Retrieve Records Modified After Last Run DateTime

From Starfish ETL
Jump to: navigation, search

To only run data modified after the last time Starfish was run, we need to do two things:

  1. Set the last time Starfish ran.
  2. Filter the origin based on the last time Starfish ran.

Set Last Run DateTime

Create an After Operation Procedure and run the built in Starfish Function SetLastRunDate. Set Exec When to "Once After Conn". It is necessary to add this, otherwise the last successful run date will not get set.

Sub VBScriptProcedure
	SetLastRunDate
End Sub

Filter Origin Based On Last Run DateTime

First you must retrieve the DateTime your job was last run. This can be inserted directly into the Origin Filter by using the @@VAR:LastRunDate@@ variable. An example of that in a SQL origin would look something like this:

SELECT * FROM Contacts WHERE ModifyDate >= '@@VAR:LastRunDate@@'

In many applications, DateTimes are converted to GMT in database, so you must convert your last run DateTime to GMT before inserting it into your Origin Filter.

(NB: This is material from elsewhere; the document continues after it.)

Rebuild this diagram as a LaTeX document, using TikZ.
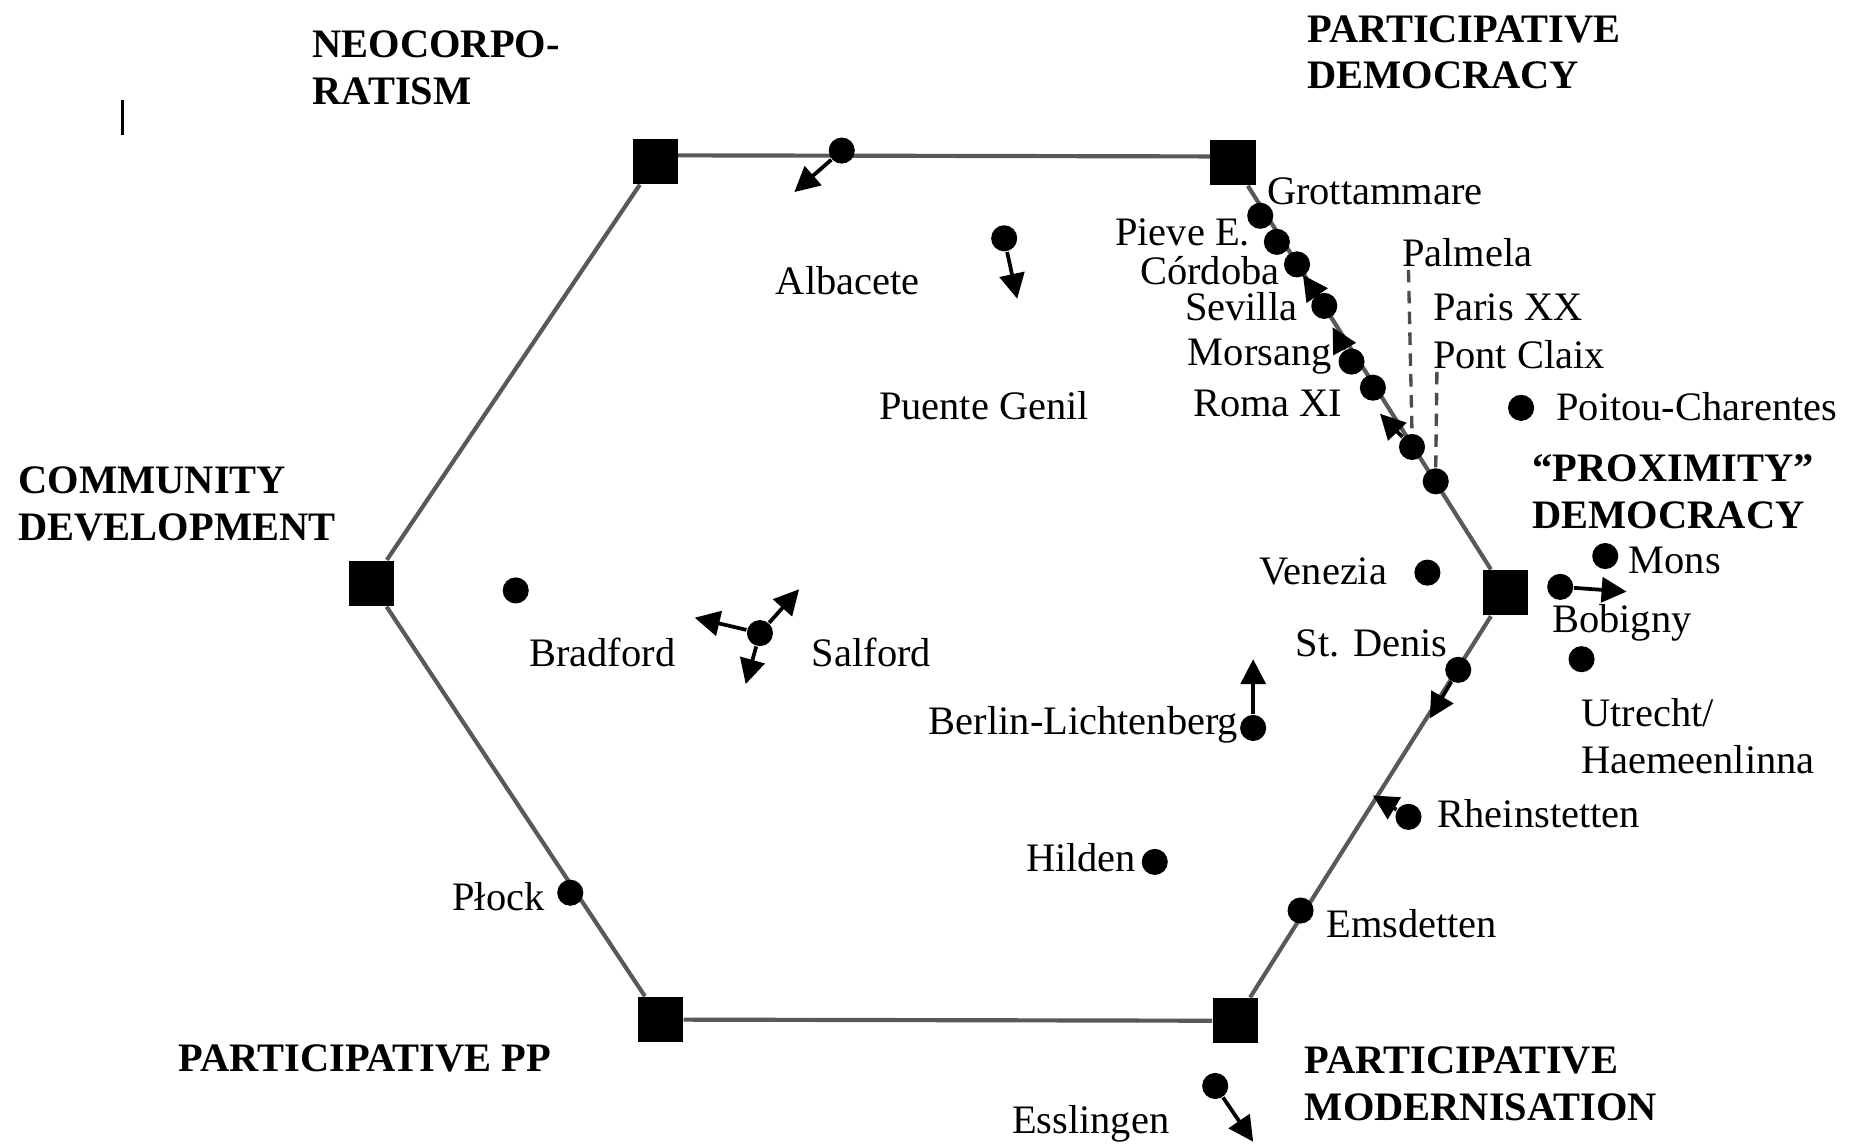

To do this, Run a Before Operation set to Exec When "Once Before Conn". You could create any number of functions, but this is the one I've used:

Function ScriptedVariable
	Dim gmtLastRun
	gmtLastRun = CDate("@@VAR:LastRunDate@@")
	gmtLastRun = DateAdd("h", 7, gmtLastRun)
	'Sometimes, the Starfish server and the Source Server clocks are not quite in sync, so I subtract 1 minute from my last run datetime to guarantee I don't miss any records.
	gmtLastRun = DateAdd("n", -1, gmtLastRun)
	ScriptedVariable=FormatDate(gmtLastRun, "yyyy-MM-dd HH:mm:ss")
End Function

Then insert the resulting date into your Origin Filter:

cast(integration_modify_date_c as datetime) >= '@@VAR:GMTLastRunDate@@'

or

[{"date_modified":{"$gte":"@@VAR:GMTLastRunDate@@"}}]